== TASK DETAILS ==
Copy all the data exactly, except the pictures.

== SUPPLIED MATERIAL ==
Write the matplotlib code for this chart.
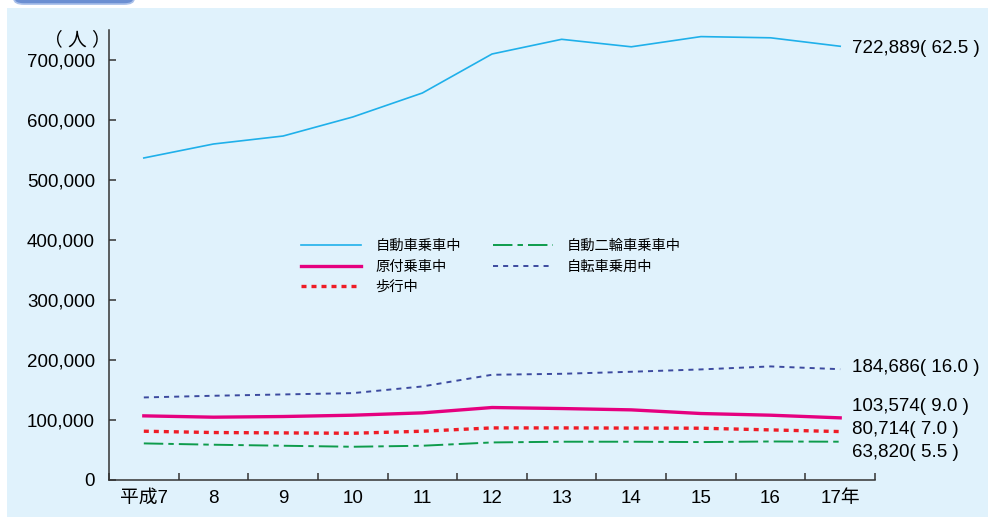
import matplotlib.pyplot as plt
from matplotlib.patches import FancyBboxPatch, Rectangle

plt.rcParams['font.family'] = ['Liberation Sans', 'Noto Sans CJK JP']
plt.rcParams['axes.unicode_minus'] = False

# 状態別死傷者数の推移（平成7～17年）
years = ['平成7', '8', '9', '10', '11', '12', '13', '14', '15', '16', '17年']
car = [536700, 560000, 573300, 605000, 645000, 710000, 734500, 722000, 739000, 737000, 722889]
moped = [106900, 104700, 105800, 108000, 111900, 120800, 119100, 116900, 110800, 108000, 103574]
walk = [81300, 79100, 78500, 77900, 81300, 86800, 86800, 86500, 86300, 83500, 80714]
moto = [61000, 58800, 57100, 55400, 57100, 62600, 63800, 63800, 63200, 64200, 63820]
bike = [137600, 140400, 142600, 144800, 155900, 175400, 177000, 180400, 184300, 189300, 184686]
shares = [62.5, 9.0, 7.0, 5.5, 16.0]

bg = '#e0f2fc'
fig = plt.figure(figsize=(9.88, 5.17), dpi=100, facecolor='white')

# light blue panel and the tab above it
fig.patches.append(Rectangle((7 / 988, 0), 1, 1 - 8 / 517, transform=fig.transFigure,
                             facecolor=bg, edgecolor='none', zorder=-10))
fig.patches.append(FancyBboxPatch((18 / 988, 1 - 2 / 517), 112 / 988, 20 / 517,
                                  boxstyle='round,pad=0.004,rounding_size=0.01',
                                  transform=fig.transFigure, facecolor='#6b8fd2',
                                  edgecolor='#a9c0ea', linewidth=1.2, zorder=-9))

ax = fig.add_axes([109 / 988, 37 / 517, 766 / 988, 450 / 517])
ax.set_facecolor('none')

x = list(range(len(years)))
ax.plot(x, car, color='#1fb0ea', lw=1.2, label='自動車乗車中')
ax.plot(x, moped, color='#e5007f', lw=2.4, label='原付乗車中')
ax.plot(x, walk, color='#ee1c25', lw=2.4, linestyle=(0, (1.5, 1.5)), label='歩行中')
ax.plot(x, moto, color='#0e9c4c', lw=1.4, linestyle=(0, (10, 2.6, 2.8, 2.6)), label='自動二輪車乗車中')
ax.plot(x, bike, color='#3c4a9f', lw=1.4, linestyle=(0, (2.6, 2.6)), label='自転車乗用中')

ax.set_xlim(-0.5, 10.5)
ax.set_ylim(0, 750000)

ax.set_xticks(x)
ax.set_xticklabels(years)
ax.set_xticks([i - 0.5 for i in range(len(years) + 1)], minor=True)
ax.tick_params(axis='x', which='major', length=0, pad=7, labelsize=13.5)
ax.tick_params(axis='x', which='minor', direction='in', length=5, width=1.1, color='#333333')

ax.set_yticks(range(0, 700001, 100000))
ax.set_yticklabels([f'{v:,}' for v in range(0, 700001, 100000)])
ax.tick_params(axis='y', direction='in', length=5, width=1.1, color='#333333', pad=10, labelsize=13.5)

for side in ['top', 'right']:
    ax.spines[side].set_visible(False)
for side in ['left', 'bottom']:
    ax.spines[side].set_color('#333333')
    ax.spines[side].set_linewidth(1.1)

fig.text(77 / 988, 1 - 40 / 517, '（ 人 ）', ha='center', va='center', fontsize=13.5)

# end-of-line labels: count and share (%)
series = [car, moped, walk, moto, bike]
offsets = [-2, 11, 2, -11, 2]
for vals, share, dy in zip(series, shares, offsets):
    ax.annotate(f'{vals[-1]:,}( {share:.1f} )', xy=(x[-1], vals[-1]),
                xytext=(12, dy), textcoords='offset pixels',
                ha='left', va='center', fontsize=13.5, annotation_clip=False)

ax.legend(loc='upper left', bbox_to_anchor=(185 / 766, 1 - 202 / 450), ncol=2,
          frameon=False, fontsize=10.3, handlelength=4.2, handletextpad=1.0,
          columnspacing=2.2, labelspacing=0.45, borderpad=0)

fig.savefig('out.png', dpi=100, facecolor='white')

== SOLUTION FOR THIS EXERCISE ==
Write the matplotlib code for this chart.
import matplotlib.pyplot as plt
from matplotlib.patches import FancyBboxPatch, Rectangle

plt.rcParams['font.family'] = ['Liberation Sans', 'Noto Sans CJK JP']
plt.rcParams['axes.unicode_minus'] = False

# 状態別死傷者数の推移（平成7～17年）
years = ['平成7', '8', '9', '10', '11', '12', '13', '14', '15', '16', '17年']
car = [536700, 560000, 573300, 605000, 645000, 710000, 734500, 722000, 739000, 737000, 722889]
moped = [106900, 104700, 105800, 108000, 111900, 120800, 119100, 116900, 110800, 108000, 103574]
walk = [81300, 79100, 78500, 77900, 81300, 86800, 86800, 86500, 86300, 83500, 80714]
moto = [61000, 58800, 57100, 55400, 57100, 62600, 63800, 63800, 63200, 64200, 63820]
bike = [137600, 140400, 142600, 144800, 155900, 175400, 177000, 180400, 184300, 189300, 184686]
shares = [62.5, 9.0, 7.0, 5.5, 16.0]

bg = '#e0f2fc'
fig = plt.figure(figsize=(9.88, 5.17), dpi=100, facecolor='white')

# light blue panel and the tab above it
fig.patches.append(Rectangle((7 / 988, 0), 1, 1 - 8 / 517, transform=fig.transFigure,
                             facecolor=bg, edgecolor='none', zorder=-10))
fig.patches.append(FancyBboxPatch((18 / 988, 1 - 2 / 517), 112 / 988, 20 / 517,
                                  boxstyle='round,pad=0.004,rounding_size=0.01',
                                  transform=fig.transFigure, facecolor='#6b8fd2',
                                  edgecolor='#a9c0ea', linewidth=1.2, zorder=-9))

ax = fig.add_axes([109 / 988, 37 / 517, 766 / 988, 450 / 517])
ax.set_facecolor('none')

x = list(range(len(years)))
ax.plot(x, car, color='#1fb0ea', lw=1.2, label='自動車乗車中')
ax.plot(x, moped, color='#e5007f', lw=2.4, label='原付乗車中')
ax.plot(x, walk, color='#ee1c25', lw=2.4, linestyle=(0, (1.5, 1.5)), label='歩行中')
ax.plot(x, moto, color='#0e9c4c', lw=1.4, linestyle=(0, (10, 2.6, 2.8, 2.6)), label='自動二輪車乗車中')
ax.plot(x, bike, color='#3c4a9f', lw=1.4, linestyle=(0, (2.6, 2.6)), label='自転車乗用中')

ax.set_xlim(-0.5, 10.5)
ax.set_ylim(0, 750000)

ax.set_xticks(x)
ax.set_xticklabels(years)
ax.set_xticks([i - 0.5 for i in range(len(years) + 1)], minor=True)
ax.tick_params(axis='x', which='major', length=0, pad=7, labelsize=13.5)
ax.tick_params(axis='x', which='minor', direction='in', length=5, width=1.1, color='#333333')

ax.set_yticks(range(0, 700001, 100000))
ax.set_yticklabels([f'{v:,}' for v in range(0, 700001, 100000)])
ax.tick_params(axis='y', direction='in', length=5, width=1.1, color='#333333', pad=10, labelsize=13.5)

for side in ['top', 'right']:
    ax.spines[side].set_visible(False)
for side in ['left', 'bottom']:
    ax.spines[side].set_color('#333333')
    ax.spines[side].set_linewidth(1.1)

fig.text(77 / 988, 1 - 40 / 517, '（ 人 ）', ha='center', va='center', fontsize=13.5)

# end-of-line labels: count and share (%)
series = [car, moped, walk, moto, bike]
offsets = [-2, 11, 2, -11, 2]
for vals, share, dy in zip(series, shares, offsets):
    ax.annotate(f'{vals[-1]:,}( {share:.1f} )', xy=(x[-1], vals[-1]),
                xytext=(12, dy), textcoords='offset pixels',
                ha='left', va='center', fontsize=13.5, annotation_clip=False)

ax.legend(loc='upper left', bbox_to_anchor=(185 / 766, 1 - 202 / 450), ncol=2,
          frameon=False, fontsize=10.3, handlelength=4.2, handletextpad=1.0,
          columnspacing=2.2, labelspacing=0.45, borderpad=0)

fig.savefig('out.png', dpi=100, facecolor='white')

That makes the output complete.